Due to ongoing global warming and increasing air pollution, it is imperative to shift from fossil fuels to renewable energy sources. In this context, Electrical Energy Storage Systems play a central role in both grid stabilization and the long-term establishment of battery electric vehicles (BEVs) and consequently make a significant contribution to widespread decarbonization. Lithium-ion batteries are particularly suitable as energy storage devices for use in BEVs as they combine a high gravimetric energy density with high service life. To ensure the safety, reliability, and functionality of the battery system, battery management systems are used, and various internal states must be estimated.

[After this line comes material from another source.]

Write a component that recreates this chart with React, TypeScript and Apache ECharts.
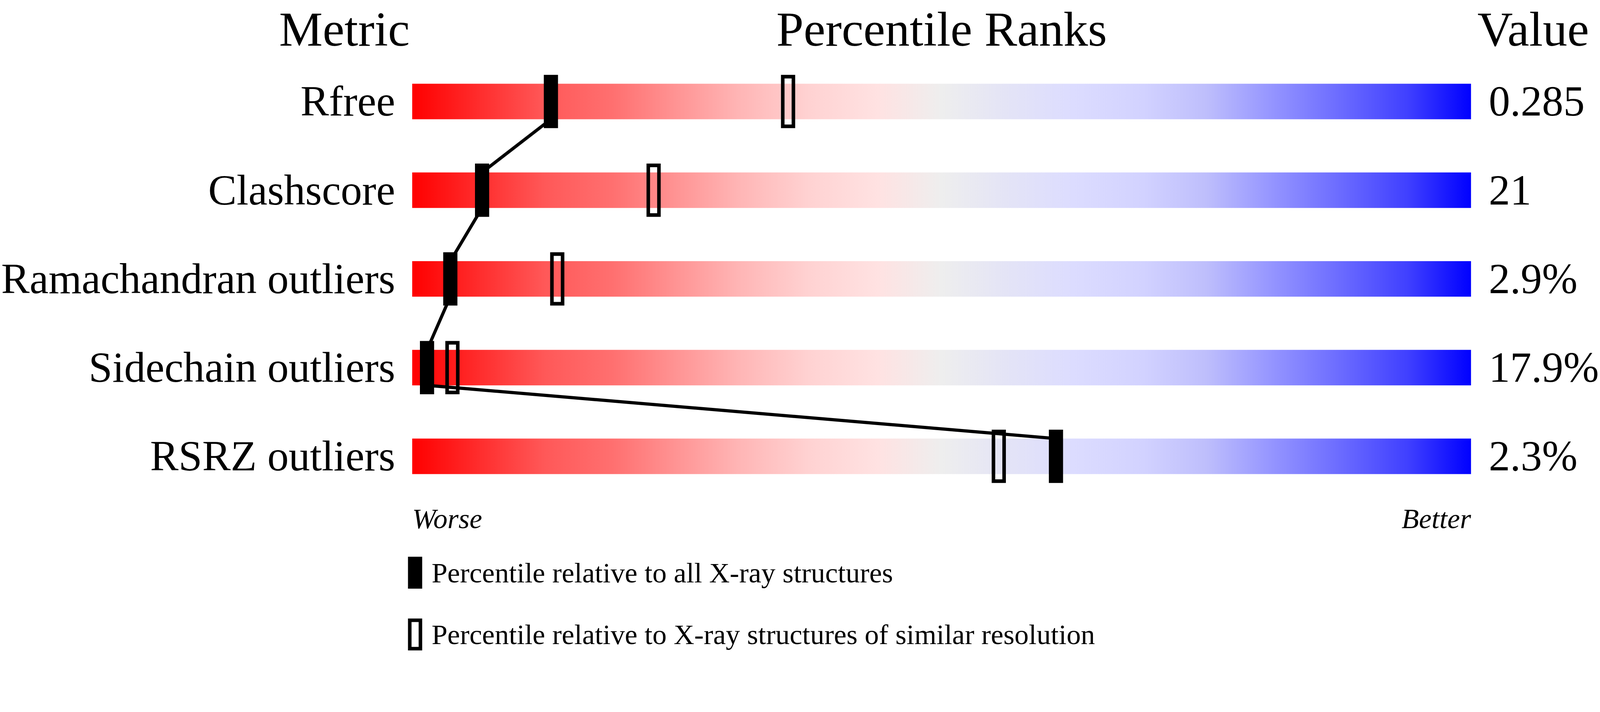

Users of BEVs expect a long range according to the energy content of the battery as well as reliability and high user-friendliness. However, since the range of BEVs is typically less than that of vehicles with internal combustion engines, and charging stations are (as of today) less common than gas stations, an accurate prediction of the remaining driving range is essential for the acceptance of the vehicles. Physically, the remaining range correlates with the remaining usable energy, which depends on the future load profile as well as environmental factors until complete discharge. A determination of the remaining energy without the consideration of the aforementioned factors has several drawbacks, which lead to inaccuracies in range prediction: First, the energy losses due to the internal resistance are neglected. Second, the non-linearity of the voltage curve is not taken into account even though the extractable energy is not constant over a fixed-size SoC interval. Consequently, a so-called State of Energy (SoE) metric is proposed that inherently incorporates the voltage curve and environmental conditions.
In this work, different algorithms for the SoE estimation are presented and discussed. On one hand, the SoE can be determined according to its mathematical dependency on the SoC when only considering the non-linearity of the voltage curve. However, a disadvantage is that the performance of the prediction strongly depends on the estimation performance of the SoC. On the other hand, model-based algorithms have been implemented and tested in a Model-in-the-Loop Toolchain that additionally take into account energy losses due to cycling. Here, the estimation of the open-circuit voltage based on a battery model plays a vital role. For the validation of the implemented estimators, synthetic load profiles, as well as real-world driving profiles of BEVs, have been investigated. In a direct comparison of the estimators, the Unscented Kalman Filter in the scope of model-based estimators has proven to be a robust method for estimating the SoE.